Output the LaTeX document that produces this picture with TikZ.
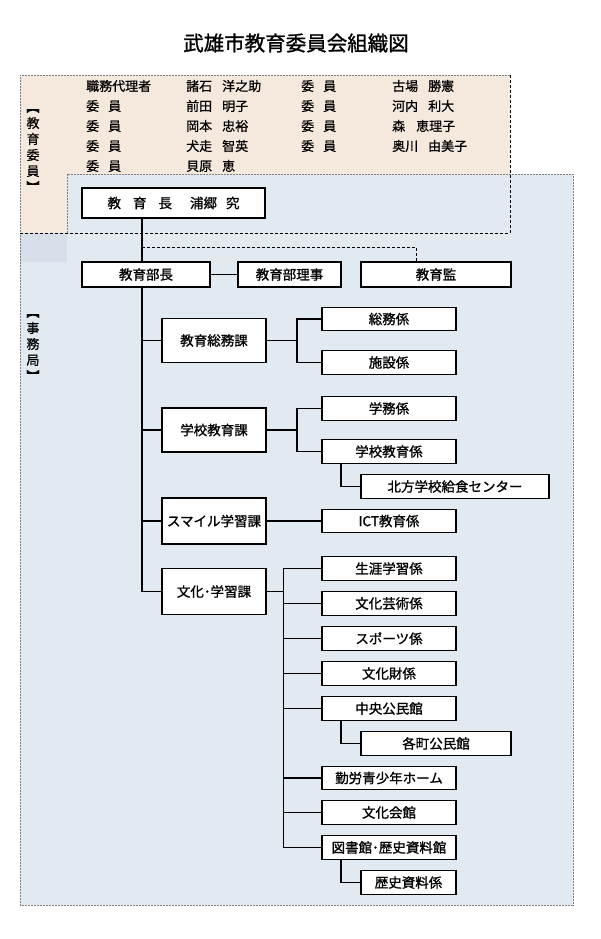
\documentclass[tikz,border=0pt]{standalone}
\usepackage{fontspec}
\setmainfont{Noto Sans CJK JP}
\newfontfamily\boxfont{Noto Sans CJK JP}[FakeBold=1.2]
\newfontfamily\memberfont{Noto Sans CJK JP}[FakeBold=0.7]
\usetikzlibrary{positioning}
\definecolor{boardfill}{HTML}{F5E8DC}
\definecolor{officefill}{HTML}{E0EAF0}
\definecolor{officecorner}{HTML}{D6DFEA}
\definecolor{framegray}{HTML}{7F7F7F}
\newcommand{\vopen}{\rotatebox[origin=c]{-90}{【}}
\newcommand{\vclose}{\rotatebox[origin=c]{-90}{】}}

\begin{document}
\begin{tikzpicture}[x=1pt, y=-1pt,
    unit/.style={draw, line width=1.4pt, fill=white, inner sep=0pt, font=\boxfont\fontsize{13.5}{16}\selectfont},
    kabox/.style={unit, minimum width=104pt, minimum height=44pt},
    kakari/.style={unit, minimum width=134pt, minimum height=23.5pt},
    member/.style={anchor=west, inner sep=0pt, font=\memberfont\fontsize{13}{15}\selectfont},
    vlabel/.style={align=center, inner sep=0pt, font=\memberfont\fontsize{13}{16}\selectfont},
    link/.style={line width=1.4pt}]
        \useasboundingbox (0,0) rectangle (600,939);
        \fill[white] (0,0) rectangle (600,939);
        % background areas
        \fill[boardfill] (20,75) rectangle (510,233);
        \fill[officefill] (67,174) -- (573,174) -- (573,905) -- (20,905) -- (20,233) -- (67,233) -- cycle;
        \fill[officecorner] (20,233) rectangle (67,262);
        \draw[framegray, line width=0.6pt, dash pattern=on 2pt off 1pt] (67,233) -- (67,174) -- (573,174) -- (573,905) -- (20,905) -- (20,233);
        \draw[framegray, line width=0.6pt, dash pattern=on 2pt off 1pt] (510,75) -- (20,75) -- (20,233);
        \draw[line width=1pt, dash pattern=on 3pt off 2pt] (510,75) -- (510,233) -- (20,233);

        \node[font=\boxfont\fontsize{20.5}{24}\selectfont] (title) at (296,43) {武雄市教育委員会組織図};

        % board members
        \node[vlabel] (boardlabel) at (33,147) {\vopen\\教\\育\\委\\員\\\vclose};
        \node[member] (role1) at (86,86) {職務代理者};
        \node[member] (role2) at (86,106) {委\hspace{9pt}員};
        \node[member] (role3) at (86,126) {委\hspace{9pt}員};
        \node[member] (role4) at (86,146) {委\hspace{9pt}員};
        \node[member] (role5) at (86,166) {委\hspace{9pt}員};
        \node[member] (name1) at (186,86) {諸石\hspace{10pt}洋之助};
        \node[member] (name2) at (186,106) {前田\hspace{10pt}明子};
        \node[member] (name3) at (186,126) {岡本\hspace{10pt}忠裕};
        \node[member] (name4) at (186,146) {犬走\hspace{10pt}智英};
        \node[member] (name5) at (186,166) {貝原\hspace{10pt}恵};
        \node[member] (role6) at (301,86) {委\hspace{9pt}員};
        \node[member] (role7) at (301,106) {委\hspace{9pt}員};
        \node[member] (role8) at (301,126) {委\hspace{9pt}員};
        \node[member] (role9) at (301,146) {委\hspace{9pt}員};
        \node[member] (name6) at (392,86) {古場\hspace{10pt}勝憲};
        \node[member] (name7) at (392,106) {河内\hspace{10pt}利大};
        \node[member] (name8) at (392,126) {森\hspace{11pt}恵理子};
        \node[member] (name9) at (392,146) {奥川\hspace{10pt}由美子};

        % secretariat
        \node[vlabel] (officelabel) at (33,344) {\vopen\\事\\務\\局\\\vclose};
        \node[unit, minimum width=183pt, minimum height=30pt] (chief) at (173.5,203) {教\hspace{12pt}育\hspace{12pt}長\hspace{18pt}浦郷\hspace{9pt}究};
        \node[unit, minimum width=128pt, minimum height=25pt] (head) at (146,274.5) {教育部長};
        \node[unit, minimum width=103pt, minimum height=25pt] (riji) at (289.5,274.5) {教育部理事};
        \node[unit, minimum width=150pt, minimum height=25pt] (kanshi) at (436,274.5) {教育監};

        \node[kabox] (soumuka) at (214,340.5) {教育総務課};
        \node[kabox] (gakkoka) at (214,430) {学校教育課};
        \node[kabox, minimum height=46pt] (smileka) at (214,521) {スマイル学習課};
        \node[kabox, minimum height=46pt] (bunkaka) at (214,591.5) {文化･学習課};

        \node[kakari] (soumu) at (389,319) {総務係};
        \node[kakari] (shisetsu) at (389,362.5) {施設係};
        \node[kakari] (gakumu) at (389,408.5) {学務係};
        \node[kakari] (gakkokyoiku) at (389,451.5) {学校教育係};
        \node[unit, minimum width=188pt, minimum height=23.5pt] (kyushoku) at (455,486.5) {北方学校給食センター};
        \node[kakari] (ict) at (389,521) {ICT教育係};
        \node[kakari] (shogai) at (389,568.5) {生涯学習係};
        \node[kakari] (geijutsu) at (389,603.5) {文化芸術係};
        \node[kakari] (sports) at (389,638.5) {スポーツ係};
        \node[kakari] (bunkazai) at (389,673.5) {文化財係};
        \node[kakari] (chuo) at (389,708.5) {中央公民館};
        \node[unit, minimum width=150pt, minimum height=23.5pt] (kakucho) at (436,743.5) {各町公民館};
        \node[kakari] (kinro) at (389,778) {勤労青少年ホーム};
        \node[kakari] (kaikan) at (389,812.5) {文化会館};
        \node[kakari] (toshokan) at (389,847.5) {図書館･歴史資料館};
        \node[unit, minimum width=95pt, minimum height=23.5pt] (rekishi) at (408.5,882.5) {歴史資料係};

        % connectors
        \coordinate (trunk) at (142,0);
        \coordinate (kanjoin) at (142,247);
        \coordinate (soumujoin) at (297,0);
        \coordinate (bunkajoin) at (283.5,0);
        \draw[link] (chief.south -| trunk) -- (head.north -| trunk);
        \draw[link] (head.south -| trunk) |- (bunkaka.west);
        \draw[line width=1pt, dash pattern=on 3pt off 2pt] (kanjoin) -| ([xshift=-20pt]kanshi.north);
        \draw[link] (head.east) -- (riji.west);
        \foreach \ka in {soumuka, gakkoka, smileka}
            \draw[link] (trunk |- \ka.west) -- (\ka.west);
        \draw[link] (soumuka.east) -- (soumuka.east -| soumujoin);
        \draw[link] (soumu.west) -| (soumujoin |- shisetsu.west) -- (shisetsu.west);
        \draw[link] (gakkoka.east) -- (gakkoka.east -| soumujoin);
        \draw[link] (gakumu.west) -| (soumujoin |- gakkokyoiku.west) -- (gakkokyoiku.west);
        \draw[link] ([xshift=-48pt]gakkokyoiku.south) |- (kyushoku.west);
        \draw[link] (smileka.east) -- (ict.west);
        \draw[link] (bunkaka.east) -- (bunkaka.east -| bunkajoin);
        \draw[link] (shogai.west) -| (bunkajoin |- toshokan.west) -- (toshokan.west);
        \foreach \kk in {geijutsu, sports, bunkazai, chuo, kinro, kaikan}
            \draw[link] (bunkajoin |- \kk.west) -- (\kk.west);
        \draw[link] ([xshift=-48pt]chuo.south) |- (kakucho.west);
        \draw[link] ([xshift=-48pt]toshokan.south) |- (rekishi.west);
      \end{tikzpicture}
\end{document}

> _Your goal_
Repeat the data exactly, dropping every picture it holds.

> _Solution to the exercise_
Output the LaTeX document that produces this picture with TikZ.
\documentclass[tikz,border=0pt]{standalone}
\usepackage{fontspec}
\setmainfont{Noto Sans CJK JP}
\newfontfamily\boxfont{Noto Sans CJK JP}[FakeBold=1.2]
\newfontfamily\memberfont{Noto Sans CJK JP}[FakeBold=0.7]
\usetikzlibrary{positioning}
\definecolor{boardfill}{HTML}{F5E8DC}
\definecolor{officefill}{HTML}{E0EAF0}
\definecolor{officecorner}{HTML}{D6DFEA}
\definecolor{framegray}{HTML}{7F7F7F}
\newcommand{\vopen}{\rotatebox[origin=c]{-90}{【}}
\newcommand{\vclose}{\rotatebox[origin=c]{-90}{】}}

\begin{document}
\begin{tikzpicture}[x=1pt, y=-1pt,
    unit/.style={draw, line width=1.4pt, fill=white, inner sep=0pt, font=\boxfont\fontsize{13.5}{16}\selectfont},
    kabox/.style={unit, minimum width=104pt, minimum height=44pt},
    kakari/.style={unit, minimum width=134pt, minimum height=23.5pt},
    member/.style={anchor=west, inner sep=0pt, font=\memberfont\fontsize{13}{15}\selectfont},
    vlabel/.style={align=center, inner sep=0pt, font=\memberfont\fontsize{13}{16}\selectfont},
    link/.style={line width=1.4pt}]
        \useasboundingbox (0,0) rectangle (600,939);
        \fill[white] (0,0) rectangle (600,939);
        % background areas
        \fill[boardfill] (20,75) rectangle (510,233);
        \fill[officefill] (67,174) -- (573,174) -- (573,905) -- (20,905) -- (20,233) -- (67,233) -- cycle;
        \fill[officecorner] (20,233) rectangle (67,262);
        \draw[framegray, line width=0.6pt, dash pattern=on 2pt off 1pt] (67,233) -- (67,174) -- (573,174) -- (573,905) -- (20,905) -- (20,233);
        \draw[framegray, line width=0.6pt, dash pattern=on 2pt off 1pt] (510,75) -- (20,75) -- (20,233);
        \draw[line width=1pt, dash pattern=on 3pt off 2pt] (510,75) -- (510,233) -- (20,233);

        \node[font=\boxfont\fontsize{20.5}{24}\selectfont] (title) at (296,43) {武雄市教育委員会組織図};

        % board members
        \node[vlabel] (boardlabel) at (33,147) {\vopen\\教\\育\\委\\員\\\vclose};
        \node[member] (role1) at (86,86) {職務代理者};
        \node[member] (role2) at (86,106) {委\hspace{9pt}員};
        \node[member] (role3) at (86,126) {委\hspace{9pt}員};
        \node[member] (role4) at (86,146) {委\hspace{9pt}員};
        \node[member] (role5) at (86,166) {委\hspace{9pt}員};
        \node[member] (name1) at (186,86) {諸石\hspace{10pt}洋之助};
        \node[member] (name2) at (186,106) {前田\hspace{10pt}明子};
        \node[member] (name3) at (186,126) {岡本\hspace{10pt}忠裕};
        \node[member] (name4) at (186,146) {犬走\hspace{10pt}智英};
        \node[member] (name5) at (186,166) {貝原\hspace{10pt}恵};
        \node[member] (role6) at (301,86) {委\hspace{9pt}員};
        \node[member] (role7) at (301,106) {委\hspace{9pt}員};
        \node[member] (role8) at (301,126) {委\hspace{9pt}員};
        \node[member] (role9) at (301,146) {委\hspace{9pt}員};
        \node[member] (name6) at (392,86) {古場\hspace{10pt}勝憲};
        \node[member] (name7) at (392,106) {河内\hspace{10pt}利大};
        \node[member] (name8) at (392,126) {森\hspace{11pt}恵理子};
        \node[member] (name9) at (392,146) {奥川\hspace{10pt}由美子};

        % secretariat
        \node[vlabel] (officelabel) at (33,344) {\vopen\\事\\務\\局\\\vclose};
        \node[unit, minimum width=183pt, minimum height=30pt] (chief) at (173.5,203) {教\hspace{12pt}育\hspace{12pt}長\hspace{18pt}浦郷\hspace{9pt}究};
        \node[unit, minimum width=128pt, minimum height=25pt] (head) at (146,274.5) {教育部長};
        \node[unit, minimum width=103pt, minimum height=25pt] (riji) at (289.5,274.5) {教育部理事};
        \node[unit, minimum width=150pt, minimum height=25pt] (kanshi) at (436,274.5) {教育監};

        \node[kabox] (soumuka) at (214,340.5) {教育総務課};
        \node[kabox] (gakkoka) at (214,430) {学校教育課};
        \node[kabox, minimum height=46pt] (smileka) at (214,521) {スマイル学習課};
        \node[kabox, minimum height=46pt] (bunkaka) at (214,591.5) {文化･学習課};

        \node[kakari] (soumu) at (389,319) {総務係};
        \node[kakari] (shisetsu) at (389,362.5) {施設係};
        \node[kakari] (gakumu) at (389,408.5) {学務係};
        \node[kakari] (gakkokyoiku) at (389,451.5) {学校教育係};
        \node[unit, minimum width=188pt, minimum height=23.5pt] (kyushoku) at (455,486.5) {北方学校給食センター};
        \node[kakari] (ict) at (389,521) {ICT教育係};
        \node[kakari] (shogai) at (389,568.5) {生涯学習係};
        \node[kakari] (geijutsu) at (389,603.5) {文化芸術係};
        \node[kakari] (sports) at (389,638.5) {スポーツ係};
        \node[kakari] (bunkazai) at (389,673.5) {文化財係};
        \node[kakari] (chuo) at (389,708.5) {中央公民館};
        \node[unit, minimum width=150pt, minimum height=23.5pt] (kakucho) at (436,743.5) {各町公民館};
        \node[kakari] (kinro) at (389,778) {勤労青少年ホーム};
        \node[kakari] (kaikan) at (389,812.5) {文化会館};
        \node[kakari] (toshokan) at (389,847.5) {図書館･歴史資料館};
        \node[unit, minimum width=95pt, minimum height=23.5pt] (rekishi) at (408.5,882.5) {歴史資料係};

        % connectors
        \coordinate (trunk) at (142,0);
        \coordinate (kanjoin) at (142,247);
        \coordinate (soumujoin) at (297,0);
        \coordinate (bunkajoin) at (283.5,0);
        \draw[link] (chief.south -| trunk) -- (head.north -| trunk);
        \draw[link] (head.south -| trunk) |- (bunkaka.west);
        \draw[line width=1pt, dash pattern=on 3pt off 2pt] (kanjoin) -| ([xshift=-20pt]kanshi.north);
        \draw[link] (head.east) -- (riji.west);
        \foreach \ka in {soumuka, gakkoka, smileka}
            \draw[link] (trunk |- \ka.west) -- (\ka.west);
        \draw[link] (soumuka.east) -- (soumuka.east -| soumujoin);
        \draw[link] (soumu.west) -| (soumujoin |- shisetsu.west) -- (shisetsu.west);
        \draw[link] (gakkoka.east) -- (gakkoka.east -| soumujoin);
        \draw[link] (gakumu.west) -| (soumujoin |- gakkokyoiku.west) -- (gakkokyoiku.west);
        \draw[link] ([xshift=-48pt]gakkokyoiku.south) |- (kyushoku.west);
        \draw[link] (smileka.east) -- (ict.west);
        \draw[link] (bunkaka.east) -- (bunkaka.east -| bunkajoin);
        \draw[link] (shogai.west) -| (bunkajoin |- toshokan.west) -- (toshokan.west);
        \foreach \kk in {geijutsu, sports, bunkazai, chuo, kinro, kaikan}
            \draw[link] (bunkajoin |- \kk.west) -- (\kk.west);
        \draw[link] ([xshift=-48pt]chuo.south) |- (kakucho.west);
        \draw[link] ([xshift=-48pt]toshokan.south) |- (rekishi.west);
      \end{tikzpicture}
\end{document}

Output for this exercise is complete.